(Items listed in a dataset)
** begin **
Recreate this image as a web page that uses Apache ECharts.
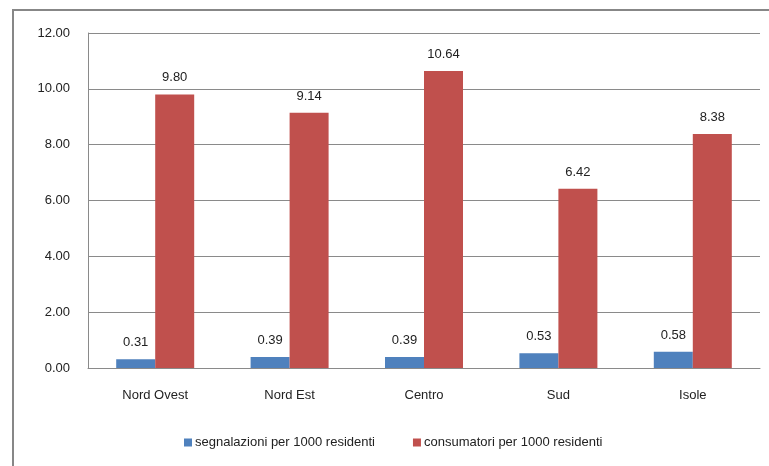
<!DOCTYPE html>
<html>
<head>
<meta charset="utf-8">
<script src="https://cdn.jsdelivr.net/npm/echarts@6/dist/echarts.min.js"></script>
<style>
  html, body { margin: 0; padding: 0; background: #fff; }
  #chart { width: 769px; height: 466px; }
</style>
</head>
<body>
<div id="chart"></div>
<script>
var categories = ['Nord Ovest', 'Nord Est', 'Centro', 'Sud', 'Isole'];
var segnalazioni = [0.31, 0.39, 0.39, 0.53, 0.58];
var consumatori = [9.80, 9.14, 10.64, 6.42, 8.38];
var seriesNames = ['segnalazioni per 1000 residenti', 'consumatori per 1000 residenti'];

var chart = echarts.init(document.getElementById('chart'));
var font = 'Liberation Sans';

// etichette sopra le barre
var barLabel = {
    show: true,
    position: 'top',
    distance: 10,
    color: '#222',
    fontSize: 13,
    fontFamily: font,
    formatter: function (p) { return p.value.toFixed(2); }
};

var option = {
    animation: false,
    textStyle: { fontFamily: font },
    graphic: [{
        type: 'rect',
        shape: { x: 13, y: 10, width: 780, height: 480 },
        style: { fill: 'none', stroke: '#878787', lineWidth: 2 },
        silent: true
    }],
    grid: { left: 88, top: 33, right: 9, bottom: 98, containLabel: false },
    legend: {
        bottom: 17,
        left: 184,
        padding: 0,
        itemWidth: 8,
        itemHeight: 8,
        itemGap: 38,
        icon: 'rect',
        textStyle: { fontSize: 13, color: '#222', fontFamily: font, padding: [0, 0, 0, -2] },
        data: seriesNames
    },
    xAxis: {
        type: 'category',
        data: categories,
        axisLine: { lineStyle: { color: '#8a8a8a', width: 1 } },
        axisTick: { show: false },
        axisLabel: { color: '#222', fontSize: 13, margin: 21 }
    },
    yAxis: {
        type: 'value',
        min: 0,
        max: 12,
        interval: 2,
        axisLine: { show: true, lineStyle: { color: '#8a8a8a' } },
        axisTick: { show: false },
        splitLine: { lineStyle: { color: '#8a8a8a' } },
        axisLabel: {
            color: '#222',
            fontSize: 13,
            margin: 18,
            formatter: function (v) { return v.toFixed(2); }
        }
    },
    series: [
        {
            name: seriesNames[0],
            type: 'bar',
            data: segnalazioni,
            barWidth: 39,
            barGap: '0%',
            itemStyle: { color: '#4F81BD' },
            label: barLabel
        },
        {
            name: seriesNames[1],
            type: 'bar',
            data: consumatori,
            barWidth: 39,
            barGap: '0%',
            itemStyle: { color: '#C0504D' },
            label: barLabel
        }
    ]
};

chart.setOption(option);
</script>
</body>
</html>
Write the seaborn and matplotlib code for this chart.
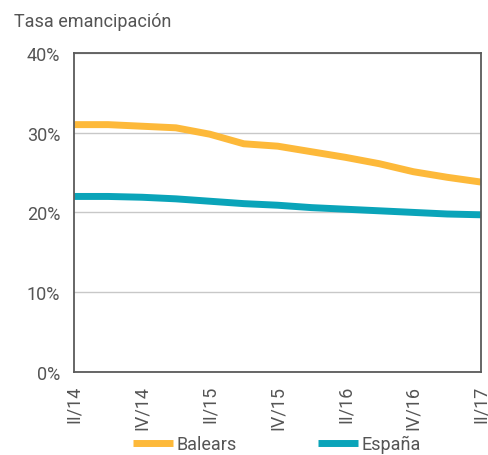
import pandas as pd
import matplotlib.pyplot as plt
import seaborn as sns
from matplotlib.ticker import FuncFormatter

# ---------------------------------------------------------------------------
# Data: tasa de emancipacion por trimestre (II/14 - II/17)
# ---------------------------------------------------------------------------
quarters = ["II/14", "III/14", "IV/14", "I/15", "II/15", "III/15", "IV/15",
            "I/16", "II/16", "III/16", "IV/16", "I/17", "II/17"]
balears = [31.0, 31.0, 30.8, 30.6, 29.8, 28.6, 28.3, 27.6, 26.9, 26.1, 25.1, 24.4, 23.8]
espana = [22.0, 22.0, 21.9, 21.7, 21.4, 21.1, 20.9, 20.6, 20.4, 20.2, 20.0, 19.8, 19.7]

series_names = ["Balears", "España"]
colors = ["#FDB93A", "#0AA4B9"]

df = pd.DataFrame({
    "idx": list(range(len(quarters))) * 2,
    "valor": balears + espana,
    "serie": [series_names[0]] * len(quarters) + [series_names[1]] * len(quarters),
})

sns.set_style("white")
plt.rcParams["font.family"] = ["Roboto", "DejaVu Sans"]
text_col = "#555555"
frame_col = "#5a5a5a"

fig = plt.figure(figsize=(4.88, 4.56), dpi=100)
ax = fig.add_axes([0.152, 0.182, 0.834, 0.700])

sns.lineplot(data=df, x="idx", y="valor", hue="serie", palette=colors,
             linewidth=5, ax=ax, solid_capstyle="butt")

ax.set_xlim(0, len(quarters) - 1)
ax.set_ylim(0, 40)
ax.set_yticks([0, 10, 20, 30, 40])
ax.yaxis.set_major_formatter(FuncFormatter(lambda v, p: f"{v:.0f}%"))
ax.set_xticks(range(len(quarters)))
ax.set_xticklabels([q if i % 2 == 0 else "" for i, q in enumerate(quarters)],
                   rotation=90)
ax.grid(axis="y", color="#c8c8c8", linewidth=1)
ax.set_axisbelow(True)

for s in ax.spines.values():
    s.set_visible(True)
    s.set_color(frame_col)
    s.set_linewidth(1.3)

ax.tick_params(axis="both", direction="out", length=6, width=1.3,
               color=frame_col, labelcolor=text_col, labelsize=13, pad=3)
ax.tick_params(axis="y", pad=4)
ax.set_xlabel("")
ax.set_ylabel("")

fig.text(0.029, 0.952, "Tasa emancipación", fontsize=13, color=text_col,
         ha="left", va="center")

handles, labels = ax.get_legend_handles_labels()
ax.legend_.remove()
fig.legend(handles, labels, loc="center", bbox_to_anchor=(0.568, 0.024),
           ncol=2, frameon=False, fontsize=13, labelcolor=text_col,
           handlelength=2.2, handletextpad=0.2, columnspacing=4.5,
           borderpad=0, borderaxespad=0)

fig.savefig("out.png", dpi=100)
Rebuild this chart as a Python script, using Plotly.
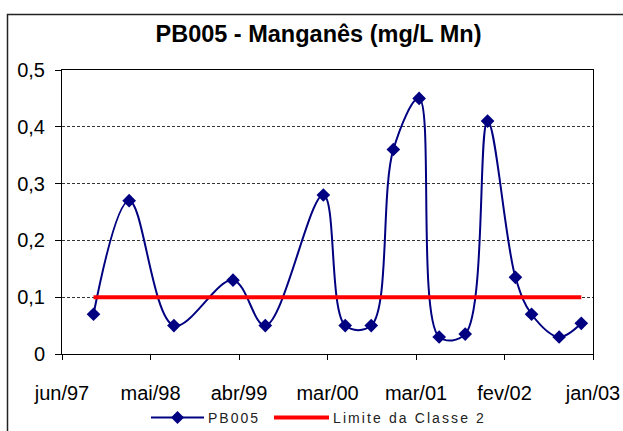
** end **
PROBLEM TO SOLVE: Set down all the data again exactly as above, pictures excluded.

SOLUTION TO THE PROBLEM:
Recreate this image as a web page that uses Apache ECharts.
<!DOCTYPE html>
<html>
<head>
<meta charset="utf-8">
<script src="https://cdn.jsdelivr.net/npm/echarts@6/dist/echarts.min.js"></script>
<style>
  html, body { margin: 0; padding: 0; background: #fff; }
  #chart { width: 769px; height: 466px; }
</style>
</head>
<body>
<div id="chart"></div>
<script>
var categories = ['Nord Ovest', 'Nord Est', 'Centro', 'Sud', 'Isole'];
var segnalazioni = [0.31, 0.39, 0.39, 0.53, 0.58];
var consumatori = [9.80, 9.14, 10.64, 6.42, 8.38];
var seriesNames = ['segnalazioni per 1000 residenti', 'consumatori per 1000 residenti'];

var chart = echarts.init(document.getElementById('chart'));
var font = 'Liberation Sans';

// etichette sopra le barre
var barLabel = {
    show: true,
    position: 'top',
    distance: 10,
    color: '#222',
    fontSize: 13,
    fontFamily: font,
    formatter: function (p) { return p.value.toFixed(2); }
};

var option = {
    animation: false,
    textStyle: { fontFamily: font },
    graphic: [{
        type: 'rect',
        shape: { x: 13, y: 10, width: 780, height: 480 },
        style: { fill: 'none', stroke: '#878787', lineWidth: 2 },
        silent: true
    }],
    grid: { left: 88, top: 33, right: 9, bottom: 98, containLabel: false },
    legend: {
        bottom: 17,
        left: 184,
        padding: 0,
        itemWidth: 8,
        itemHeight: 8,
        itemGap: 38,
        icon: 'rect',
        textStyle: { fontSize: 13, color: '#222', fontFamily: font, padding: [0, 0, 0, -2] },
        data: seriesNames
    },
    xAxis: {
        type: 'category',
        data: categories,
        axisLine: { lineStyle: { color: '#8a8a8a', width: 1 } },
        axisTick: { show: false },
        axisLabel: { color: '#222', fontSize: 13, margin: 21 }
    },
    yAxis: {
        type: 'value',
        min: 0,
        max: 12,
        interval: 2,
        axisLine: { show: true, lineStyle: { color: '#8a8a8a' } },
        axisTick: { show: false },
        splitLine: { lineStyle: { color: '#8a8a8a' } },
        axisLabel: {
            color: '#222',
            fontSize: 13,
            margin: 18,
            formatter: function (v) { return v.toFixed(2); }
        }
    },
    series: [
        {
            name: seriesNames[0],
            type: 'bar',
            data: segnalazioni,
            barWidth: 39,
            barGap: '0%',
            itemStyle: { color: '#4F81BD' },
            label: barLabel
        },
        {
            name: seriesNames[1],
            type: 'bar',
            data: consumatori,
            barWidth: 39,
            barGap: '0%',
            itemStyle: { color: '#C0504D' },
            label: barLabel
        }
    ]
};

chart.setOption(option);
</script>
</body>
</html>
Write the seaborn and matplotlib code for this chart.
import pandas as pd
import matplotlib.pyplot as plt
import seaborn as sns
from matplotlib.ticker import FuncFormatter

# ---------------------------------------------------------------------------
# Data: tasa de emancipacion por trimestre (II/14 - II/17)
# ---------------------------------------------------------------------------
quarters = ["II/14", "III/14", "IV/14", "I/15", "II/15", "III/15", "IV/15",
            "I/16", "II/16", "III/16", "IV/16", "I/17", "II/17"]
balears = [31.0, 31.0, 30.8, 30.6, 29.8, 28.6, 28.3, 27.6, 26.9, 26.1, 25.1, 24.4, 23.8]
espana = [22.0, 22.0, 21.9, 21.7, 21.4, 21.1, 20.9, 20.6, 20.4, 20.2, 20.0, 19.8, 19.7]

series_names = ["Balears", "España"]
colors = ["#FDB93A", "#0AA4B9"]

df = pd.DataFrame({
    "idx": list(range(len(quarters))) * 2,
    "valor": balears + espana,
    "serie": [series_names[0]] * len(quarters) + [series_names[1]] * len(quarters),
})

sns.set_style("white")
plt.rcParams["font.family"] = ["Roboto", "DejaVu Sans"]
text_col = "#555555"
frame_col = "#5a5a5a"

fig = plt.figure(figsize=(4.88, 4.56), dpi=100)
ax = fig.add_axes([0.152, 0.182, 0.834, 0.700])

sns.lineplot(data=df, x="idx", y="valor", hue="serie", palette=colors,
             linewidth=5, ax=ax, solid_capstyle="butt")

ax.set_xlim(0, len(quarters) - 1)
ax.set_ylim(0, 40)
ax.set_yticks([0, 10, 20, 30, 40])
ax.yaxis.set_major_formatter(FuncFormatter(lambda v, p: f"{v:.0f}%"))
ax.set_xticks(range(len(quarters)))
ax.set_xticklabels([q if i % 2 == 0 else "" for i, q in enumerate(quarters)],
                   rotation=90)
ax.grid(axis="y", color="#c8c8c8", linewidth=1)
ax.set_axisbelow(True)

for s in ax.spines.values():
    s.set_visible(True)
    s.set_color(frame_col)
    s.set_linewidth(1.3)

ax.tick_params(axis="both", direction="out", length=6, width=1.3,
               color=frame_col, labelcolor=text_col, labelsize=13, pad=3)
ax.tick_params(axis="y", pad=4)
ax.set_xlabel("")
ax.set_ylabel("")

fig.text(0.029, 0.952, "Tasa emancipación", fontsize=13, color=text_col,
         ha="left", va="center")

handles, labels = ax.get_legend_handles_labels()
ax.legend_.remove()
fig.legend(handles, labels, loc="center", bbox_to_anchor=(0.568, 0.024),
           ncol=2, frameon=False, fontsize=13, labelcolor=text_col,
           handlelength=2.2, handletextpad=0.2, columnspacing=4.5,
           borderpad=0, borderaxespad=0)

fig.savefig("out.png", dpi=100)
Rebuild this chart as a Python script, using Plotly.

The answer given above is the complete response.